Los tiempos más tristes de mi vida, esos en los que la realidad me ha abrumado, el cansancio me ha destruido, en los que la banalidad, la desolación, la falta de sentido me han asfixiado, han sido los que más he leído. Solo la lectura me ha sacado de hoyos profundos: leí obsesivamente mientras salía de una enfermedad peligrosa, leí sin parar hasta conjurar la muerte de un ser querido, leí hasta quedarme con los ojos secos todas las veces que experimenté embarazos fallidos. La tristeza inconmensurable por la pérdida de algo importante solo ha sido parcialmente disipada en mi vida con cerros de lecturas que se han apiñado junto con el dolor, al lado de mi cama esperando su turno.

Y con cada libro siempre ha ocurrido algo mágico, algo terapéutico: las garras y heridas de ese dolor lacerante han empezado a cicatrizar como si las palabras fueran sangre de grado, merthiolate, cicatricure.

No siempre fue así: mis recuerdos de lectora precoz se remontan a mi temprana infancia. Escondida en el cuarto de mis primos que me habían invitado a jugar, aprovechaba para leer toda su colección de chistes (hoy les llaman cómics), mientras afuera jugaban a la chapada, a las escondidas, a la pega inmóvil. A los 7 años nada me hubiera arranchado de las páginas de “La pequeña Lulú”, “Periquita”, “Archie”, y de una cosa huachafísima que se llamaba “Susy secretos del corazón”. A los 11 no había Atari que compitiera con Dickens. A los 13 ya me habían capturado los autores del ‘boom’, y Poe no era negociable.

La lectura, como para muchos otros, ha sido fuente de entretenimiento, de disfrute. Pero, sobre todo, ha sido siempre una luz cuando la marea crece y las olas golpean los contornos de la tierra firme. Uno no lee solo para vivir aventuras e imaginar mundos: uno lee para escarbar en las palabras del otro, en la historia que alguien más nos cuenta, las raíces de nuestros propios miedos, las explicaciones de nuestra grandeza, el perdón a nuestras insignificancias.

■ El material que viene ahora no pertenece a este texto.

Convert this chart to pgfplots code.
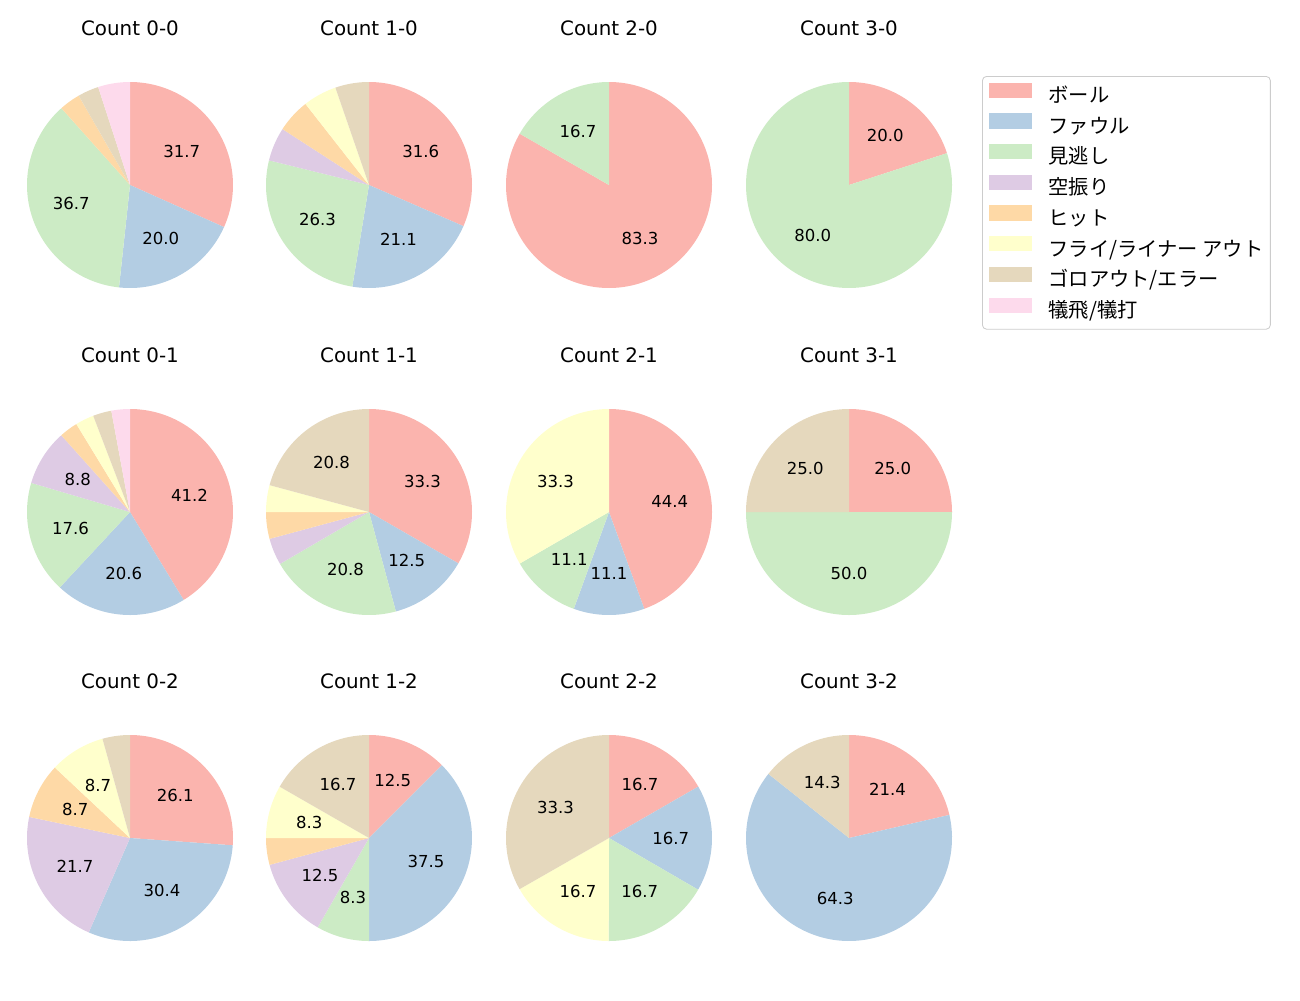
\documentclass[border=0pt]{standalone}
\usepackage{fontspec}
\setmainfont{DejaVu Sans}
\newfontfamily\jp{Noto Sans CJK JP}
\usepackage{pgfplots}
\pgfplotsset{compat=1.18}

% Pastel1 colours, one per outcome
\definecolor{pie1}{HTML}{FBB4AE}
\definecolor{pie2}{HTML}{B3CDE3}
\definecolor{pie3}{HTML}{CCEBC5}
\definecolor{pie4}{HTML}{DECBE4}
\definecolor{pie5}{HTML}{FED9A6}
\definecolor{pie6}{HTML}{FFFFCC}
\definecolor{pie7}{HTML}{E5D8BD}
\definecolor{pie8}{HTML}{FDDAEC}

\pgfplotsset{
    pie/.style={
        hide axis, clip=false, scale only axis,
        width=148.32pt, height=148.32pt,
        xmin=-1, xmax=1, ymin=-1, ymax=1,
        anchor=center,
        title style={at={(0.5,1)}, anchor=center, yshift=32.4pt,
            font=\fontsize{14.3pt}{17pt}\selectfont}
    }
}

% #1,#2 centre in px, #3 title, #4 shares (ボール ... 犠飛/犠打) in percent
\newcommand\piechart[4]{%
    \begin{axis}[pie, at={(#1*0.72pt,-#2*0.72pt)}, title={#3}]
        \gdef\total{0}
        \foreach \v in {#4}{\pgfmathsetmacro\t{\total+\v}\xdef\total{\t}}
        \gdef\cum{0}
        \gdef\labels{}
        \foreach \v [count=\i] in {#4}{
            \ifdim\v pt>0pt
                \pgfmathsetmacro\a{90-360*(\cum/\total)}
                \pgfmathsetmacro\b{90-360*((\cum+\v)/\total)}
                \pgfmathsetmacro\nsamp{int(max(2,ceil((\a-\b)/2)+1))}
                \edef\temp{\noexpand\addplot[draw=none, fill=pie\i, domain=\b:\a, samples=\nsamp]
                    ({cos(x)},{sin(x)}) -- (axis cs:0,0) -- cycle;}
                \temp
                \ifdim\v pt>6pt
                    \pgfmathsetmacro\m{(\a+\b)/2}
                    \pgfmathsetmacro\lx{0.6*cos(\m)}
                    \pgfmathsetmacro\ly{0.6*sin(\m)}
                    \xdef\labels{\labels (\lx,\ly) [\v]}
                \fi
            \fi
            \pgfmathsetmacro\t{\cum+\v}\xdef\cum{\t}
        }
        \edef\temp{\noexpand\addplot[draw=none, mark=none,
            point meta=explicit symbolic,
            nodes near coords={\noexpand\pgfplotspointmeta},
            nodes near coords style={anchor=center, inner sep=0pt,
                font=\noexpand\fontsize{11.9pt}{14pt}\noexpand\selectfont}]
            coordinates {\labels};}
        \temp
    \end{axis}}

\begin{document}
\begin{tikzpicture}
\path[use as bounding box] (0,0) rectangle (936pt,-720pt);

\piechart{130}{185}{Count 0-0}{31.7,20.0,36.7,0,3.3,0,3.3,5.0}
\piechart{369}{185}{Count 1-0}{31.6,21.1,26.3,5.3,5.3,5.3,5.3,0}
\piechart{609}{185}{Count 2-0}{83.3,0,16.7,0,0,0,0,0}
\piechart{849}{185}{Count 3-0}{20.0,0,80.0,0,0,0,0,0}

\piechart{130}{512}{Count 0-1}{41.2,20.6,17.6,8.8,2.9,2.9,2.9,2.9}
\piechart{369}{512}{Count 1-1}{33.3,12.5,20.8,4.2,4.2,4.2,20.8,0}
\piechart{609}{512}{Count 2-1}{44.4,11.1,11.1,0,0,33.3,0,0}
\piechart{849}{512}{Count 3-1}{25.0,0,50.0,0,0,0,25.0,0}

\piechart{130}{838}{Count 0-2}{26.1,30.4,0,21.7,8.7,8.7,4.3,0}
\piechart{369}{838}{Count 1-2}{12.5,37.5,8.3,12.5,4.2,8.3,16.7,0}
\piechart{609}{838}{Count 2-2}{16.7,16.7,16.7,0,0,16.7,33.3,0}
\piechart{849}{838}{Count 3-2}{21.4,64.3,0,0,0,0,14.3,0}

% legend
\begin{axis}[
    hide axis, scale only axis, width=10pt, height=10pt,
    xmin=0, xmax=1, ymin=0, ymax=1,
    at={(982*0.72pt,-76*0.72pt)}, anchor=north west,
    legend style={
        at={(0,1)}, anchor=north west,
        draw=black!20, line width=0.6pt, rounded corners=3pt, fill=white,
        inner xsep=5pt, inner ysep=4.5pt, row sep=3.8pt,
        cells={anchor=west},
        font=\jp\fontsize{14.6pt}{17pt}\selectfont,
        nodes={inner sep=0pt, text height=11pt, text depth=4pt},
        /tikz/every odd column/.style={column sep=12pt}
    },
    legend image code/.code={\fill[#1, sharp corners] (0pt,0.3pt) rectangle (30pt,10.5pt);}
]
\addlegendimage{pie1}\addlegendentry{ボール}
\addlegendimage{pie2}\addlegendentry{ファウル}
\addlegendimage{pie3}\addlegendentry{見逃し}
\addlegendimage{pie4}\addlegendentry{空振り}
\addlegendimage{pie5}\addlegendentry{ヒット}
\addlegendimage{pie6}\addlegendentry{フライ/ライナー アウト}
\addlegendimage{pie7}\addlegendentry{ゴロアウト/エラー}
\addlegendimage{pie8}\addlegendentry{犠飛/犠打}
\end{axis}
\end{tikzpicture}
\end{document}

La lectura hace muchas cosas, pero sobre todo nos cura de la ignorancia sobre nosotros mismos. No se pierdan esa experiencia. Miguel de Cervantes decía: “En algún lugar de un libro hay una frase esperándonos para darle un sentido a la existencia”. Vayan a buscarla. No paren hasta encontrarla.

PD: La Feria del libro va hasta el 4 de agosto, tal vez ahí tropezarán con eso que necesitan para seguir adelante.